■ Task to carry out ■
Leave out all pictures. Return exactly the lines from the top of the material through the line containing "ax.spines[s].set_linewidth(1.2)".

■ Supplied data ■
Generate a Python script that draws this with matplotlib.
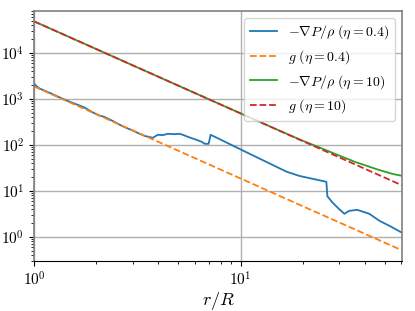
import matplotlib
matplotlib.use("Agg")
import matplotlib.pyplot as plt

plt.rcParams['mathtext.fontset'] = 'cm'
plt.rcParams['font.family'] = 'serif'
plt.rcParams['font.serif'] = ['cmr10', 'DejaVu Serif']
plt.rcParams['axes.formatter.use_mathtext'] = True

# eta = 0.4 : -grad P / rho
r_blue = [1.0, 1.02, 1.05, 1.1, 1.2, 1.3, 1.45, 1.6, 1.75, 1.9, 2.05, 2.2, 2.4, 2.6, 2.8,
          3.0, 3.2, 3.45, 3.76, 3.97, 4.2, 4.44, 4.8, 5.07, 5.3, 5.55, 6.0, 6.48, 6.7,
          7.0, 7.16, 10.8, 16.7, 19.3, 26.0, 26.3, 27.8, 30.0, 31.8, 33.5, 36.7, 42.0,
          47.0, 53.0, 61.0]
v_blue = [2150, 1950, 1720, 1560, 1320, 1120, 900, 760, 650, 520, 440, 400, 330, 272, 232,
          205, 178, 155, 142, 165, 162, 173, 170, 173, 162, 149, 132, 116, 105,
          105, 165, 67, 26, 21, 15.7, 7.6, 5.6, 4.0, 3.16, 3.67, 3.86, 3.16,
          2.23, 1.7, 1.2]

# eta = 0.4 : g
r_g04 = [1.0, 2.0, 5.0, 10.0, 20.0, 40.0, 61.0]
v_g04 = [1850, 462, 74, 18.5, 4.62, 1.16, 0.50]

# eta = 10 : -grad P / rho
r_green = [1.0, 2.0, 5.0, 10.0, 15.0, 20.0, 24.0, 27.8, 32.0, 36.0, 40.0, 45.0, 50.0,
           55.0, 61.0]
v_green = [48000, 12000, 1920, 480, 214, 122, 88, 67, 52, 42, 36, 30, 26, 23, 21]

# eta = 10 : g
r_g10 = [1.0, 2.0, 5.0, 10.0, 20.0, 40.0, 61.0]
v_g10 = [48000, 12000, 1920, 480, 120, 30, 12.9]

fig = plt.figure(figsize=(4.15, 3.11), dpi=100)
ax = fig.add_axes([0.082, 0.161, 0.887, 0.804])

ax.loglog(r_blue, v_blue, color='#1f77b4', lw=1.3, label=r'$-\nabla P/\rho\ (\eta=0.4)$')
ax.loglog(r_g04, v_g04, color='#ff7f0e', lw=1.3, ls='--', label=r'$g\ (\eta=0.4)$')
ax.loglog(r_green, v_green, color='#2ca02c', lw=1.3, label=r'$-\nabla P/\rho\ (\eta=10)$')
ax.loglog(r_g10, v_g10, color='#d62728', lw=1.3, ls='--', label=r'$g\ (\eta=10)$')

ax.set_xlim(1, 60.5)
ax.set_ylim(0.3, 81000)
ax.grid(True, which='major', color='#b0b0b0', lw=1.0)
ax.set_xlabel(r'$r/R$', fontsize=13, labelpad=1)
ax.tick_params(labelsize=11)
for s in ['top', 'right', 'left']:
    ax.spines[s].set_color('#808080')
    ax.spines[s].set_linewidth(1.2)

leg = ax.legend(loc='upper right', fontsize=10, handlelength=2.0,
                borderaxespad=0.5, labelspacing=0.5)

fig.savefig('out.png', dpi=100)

■ Answer to the task ■
Generate a Python script that draws this with matplotlib.
import matplotlib
matplotlib.use("Agg")
import matplotlib.pyplot as plt

plt.rcParams['mathtext.fontset'] = 'cm'
plt.rcParams['font.family'] = 'serif'
plt.rcParams['font.serif'] = ['cmr10', 'DejaVu Serif']
plt.rcParams['axes.formatter.use_mathtext'] = True

# eta = 0.4 : -grad P / rho
r_blue = [1.0, 1.02, 1.05, 1.1, 1.2, 1.3, 1.45, 1.6, 1.75, 1.9, 2.05, 2.2, 2.4, 2.6, 2.8,
          3.0, 3.2, 3.45, 3.76, 3.97, 4.2, 4.44, 4.8, 5.07, 5.3, 5.55, 6.0, 6.48, 6.7,
          7.0, 7.16, 10.8, 16.7, 19.3, 26.0, 26.3, 27.8, 30.0, 31.8, 33.5, 36.7, 42.0,
          47.0, 53.0, 61.0]
v_blue = [2150, 1950, 1720, 1560, 1320, 1120, 900, 760, 650, 520, 440, 400, 330, 272, 232,
          205, 178, 155, 142, 165, 162, 173, 170, 173, 162, 149, 132, 116, 105,
          105, 165, 67, 26, 21, 15.7, 7.6, 5.6, 4.0, 3.16, 3.67, 3.86, 3.16,
          2.23, 1.7, 1.2]

# eta = 0.4 : g
r_g04 = [1.0, 2.0, 5.0, 10.0, 20.0, 40.0, 61.0]
v_g04 = [1850, 462, 74, 18.5, 4.62, 1.16, 0.50]

# eta = 10 : -grad P / rho
r_green = [1.0, 2.0, 5.0, 10.0, 15.0, 20.0, 24.0, 27.8, 32.0, 36.0, 40.0, 45.0, 50.0,
           55.0, 61.0]
v_green = [48000, 12000, 1920, 480, 214, 122, 88, 67, 52, 42, 36, 30, 26, 23, 21]

# eta = 10 : g
r_g10 = [1.0, 2.0, 5.0, 10.0, 20.0, 40.0, 61.0]
v_g10 = [48000, 12000, 1920, 480, 120, 30, 12.9]

fig = plt.figure(figsize=(4.15, 3.11), dpi=100)
ax = fig.add_axes([0.082, 0.161, 0.887, 0.804])

ax.loglog(r_blue, v_blue, color='#1f77b4', lw=1.3, label=r'$-\nabla P/\rho\ (\eta=0.4)$')
ax.loglog(r_g04, v_g04, color='#ff7f0e', lw=1.3, ls='--', label=r'$g\ (\eta=0.4)$')
ax.loglog(r_green, v_green, color='#2ca02c', lw=1.3, label=r'$-\nabla P/\rho\ (\eta=10)$')
ax.loglog(r_g10, v_g10, color='#d62728', lw=1.3, ls='--', label=r'$g\ (\eta=10)$')

ax.set_xlim(1, 60.5)
ax.set_ylim(0.3, 81000)
ax.grid(True, which='major', color='#b0b0b0', lw=1.0)
ax.set_xlabel(r'$r/R$', fontsize=13, labelpad=1)
ax.tick_params(labelsize=11)
for s in ['top', 'right', 'left']:
    ax.spines[s].set_color('#808080')
    ax.spines[s].set_linewidth(1.2)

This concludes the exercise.